Glendale – Sherri McCutchen’s third-grade class spent Tuesday morning sipping smoothies and making trail mix as part of a field trip to their neighborhood Wild Oats Market. Their guide – Wild Oats employee Adria Fogel – taught them the basics of organic farming and the importance of eating whole grains.
The store hosts about two student groups a week. Nationally, the Boulder-based natural-foods grocer hosts about 700 student and other youth groups every year.
The trips are organized by a small privately owned Chicago company, Field Trip Factory Inc. While teachers hail the trips as a way for cash-strapped schools to teach real-life lessons, Field Trip Factory also has been criticized by some consumer groups for delivering the next generation of consumers directly to retailers’ doorsteps.
Field Trip Factory organized 224 trips in Colorado this year.
“We script our field trips so they are solidly educational,” said Susan Singer, president of Field Trip Factory. “They are not selling anything other than nutrition and welfare.”
Locally, Wild Oats and Englewood-based Sports Authority have signed on with Field Trip Factory. Others in Field Trip Factory’s lineup include Petco, Albertsons and Saturn.
“It’s a good way for us to be able to reach out to the community by offering a free educational field trip that meets teaching curriculum at a time when funding for field trips is dwindling,” Wild Oats spokeswoman Kristi Estes said.
While she said kids might find products they like or want to come back to visit the staffers they meet, the biggest benefit is the boost to the company’s image, she said.
Shoppers could be drawn to stores that they perceive as supporting education, said Donald Lichtenstein, a professor of marketing at the University of Colorado’s Leeds School of Business. Also, kids already receive so many marketing messages that the field trips aren’t problematic as long as they’re not overtly marketing-oriented, he added.
Field Trip Factory advertises and schedules the trips, writes scripts and trains store staffers to lead the outings. Stores pay a fee – which Singer declined to reveal – to the company.
As evidence that the trips are well-received and educational, the company has a 98 percent repeat rate among teachers, Singer said.
Tuesday’s trip to Wild Oats was the third for McCutchen, a teacher at Most Precious Blood Catholic School in Denver. She learned about the Field Trip Factory from an postcard they mailed her three years ago.
“I teach a section on nutrition, and I thought it was a great connection,” McCutchen said. On Tuesday’s tour, each kid carried a clipboard with hand-drawn food “pyramids,” and McCutchen frequently reminded them how the products they saw correlated.
“It’s a great way for them to apply the lessons they’ve learned,” she said.

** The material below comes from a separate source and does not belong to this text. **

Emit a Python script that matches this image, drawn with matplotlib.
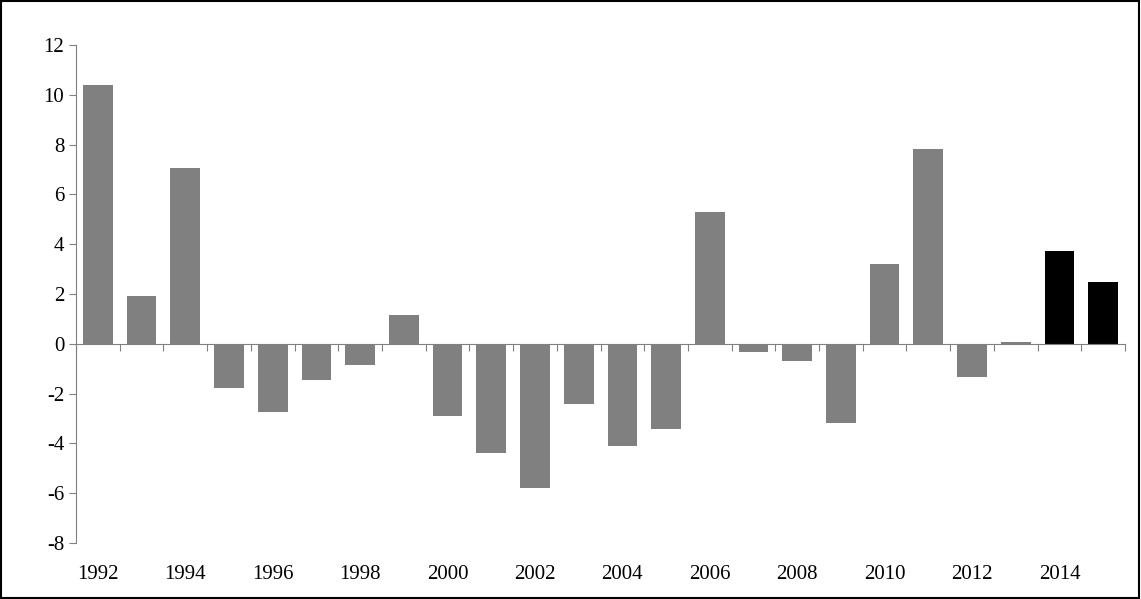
import numpy as np
import matplotlib.pyplot as plt
import matplotlib.transforms as mtransforms

plt.rcParams['font.family'] = ['Liberation Serif', 'DejaVu Serif']
plt.rcParams['axes.unicode_minus'] = False

years = list(range(1992, 2016))
values = [10.4, 1.9, 7.07, -1.77, -2.73, -1.45, -0.84, 1.16, -2.9, -4.38,
          -5.78, -2.4, -4.1, -3.41, 5.3, -0.32, -0.68, -3.17, 3.21, 7.83,
          -1.33, 0.08, 3.73, 2.49]
colors = ['#808080'] * 22 + ['#000000'] * 2

fig = plt.figure(figsize=(11.41, 5.99), dpi=100)
fig.patches.append(plt.Rectangle((0.001, 0.001), 0.997, 0.997, transform=fig.transFigure,
                                 fill=False, edgecolor='black', linewidth=1.5))
ax = fig.add_axes([0.0666, 0.0935, 0.9194, 0.8315])

x = np.arange(len(years))
ax.bar(x, values, width=0.68, color=colors, zorder=2)

ax.set_xlim(-0.5, len(years) - 0.5)
ax.set_ylim(-8, 12)
ax.set_yticks(range(-8, 13, 2))
ax.tick_params(axis='y', labelsize=15, direction='out', length=5, color='#808080')

for s in ['top', 'right']:
    ax.spines[s].set_visible(False)
ax.spines['left'].set_color('#808080')
ax.spines['bottom'].set_position(('data', 0))
ax.spines['bottom'].set_color('#808080')

ax.set_xticks(np.arange(-0.5, len(years), 1))
ax.set_xticklabels([])
ax.tick_params(axis='x', direction='out', length=5, color='#808080')

trans = mtransforms.blended_transform_factory(ax.transData, ax.transAxes)
for i, yr in enumerate(years):
    if yr % 2 == 0:
        ax.text(i, -0.045, str(yr), transform=trans, ha='center', va='top', fontsize=15)

fig.savefig('out.png')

Although the school year ends this week, McCutchen is already planning to schedule a field trip to Petco to coordinate with a lesson on animal life cycles she’ll teach next year.
While the students eagerly answered questions about vitamins and good health, it was clear that the lessons weren’t necessarily their favorite part of the trip.
That honor went to the samples, which included dinosaur-shaped chicken nuggets, goat cheese, cheese pizza and soy milk.
“I like it,” student Paige O’Hagan said of her store tour. “I liked the soy milk best.”